News Release| The American Naturalist; Cal State L.A.
Dynamic predator-prey equilibrium of mussel beds
Cal State L.A.’s biological study featured in The American Naturalist

Pictured: A side-by-side image of a portion of a mussel bed before and one year after the experimental addition of sea stars in one of the CSULA research sites in British Columbia. The red arrows and orange cones show how the lower boundary of the mussel bed has receded up the shore as a result of predator foraging as predicted by the mathematical model. In the image on the right, large numbers of sea stars can be seen attacking the mussels.

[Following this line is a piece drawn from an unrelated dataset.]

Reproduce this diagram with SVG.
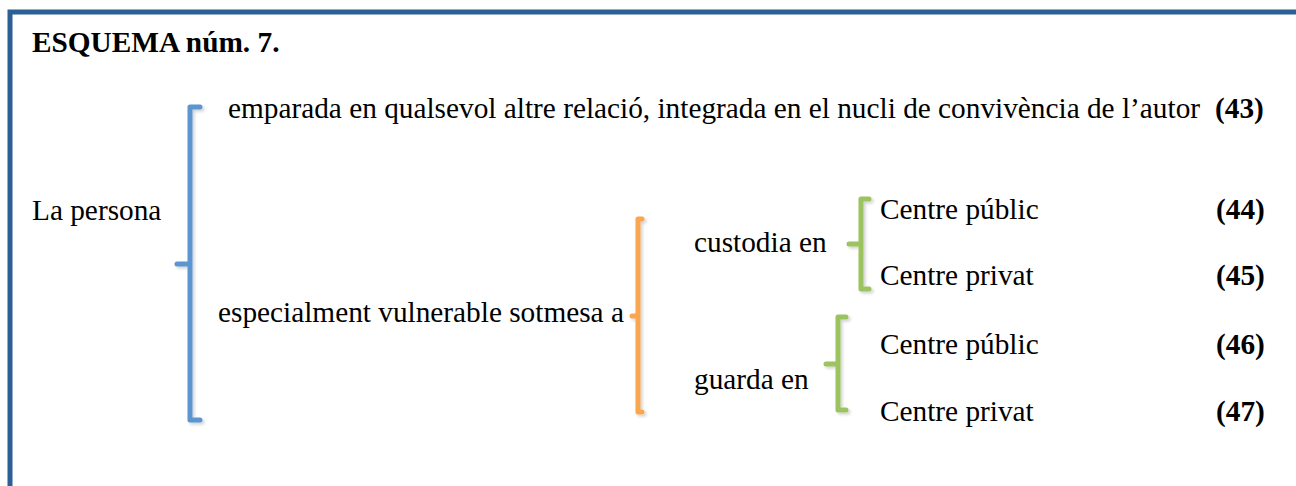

Los Angeles, CA -- “Lower mussel bed boundary is not an absolute refuge, but a dynamic equilibrium between sea star predation and mussel growth,” according to a recent Cal State L.A. study published in The American Naturalist November 2011 issue.
The American Naturalist (http://www.asnamnat.org/amnat) is the oldest scientific journal in the world dedicated to the study of ecology, evolution, and behavior.
The article, entitled “Mussel Bed Boundaries as Dynamic Equilibria: Thresholds, Phase Shifts, and Alternative States,” features work conducted by Cal State L.A.’s professors of biological sciences, Robert Desharnais and Carlos Robles; postdoctoral associate and lead author Megan Donahue; and graduate student Patricia Arriola.
Funded by the National Science Foundation, the research provides ecologists vital information for the understanding of how physical disturbances shape the structure of populations and communities in near-shore marine ecosystems.
Using a mathematical model, CSULA’s scientists predict that the addition of predatory sea stars (Pisaster ochraceus) would raise the lower boundary of mussel beds, contrary to prior claims that mussel beds survive in a refuge from predation. The phenomenon was demonstrated in a related field study by Robles and his students on the rocky shores of British Columbia, where adding sea stars caused the mussel bed to retract up shore, thus concluding that “there’s no absolute refuge from hungry predators.”
Desharnais said, “The research alters long held beliefs regarding the ecological mechanisms that cause species zonation in the marine intertidal zone.”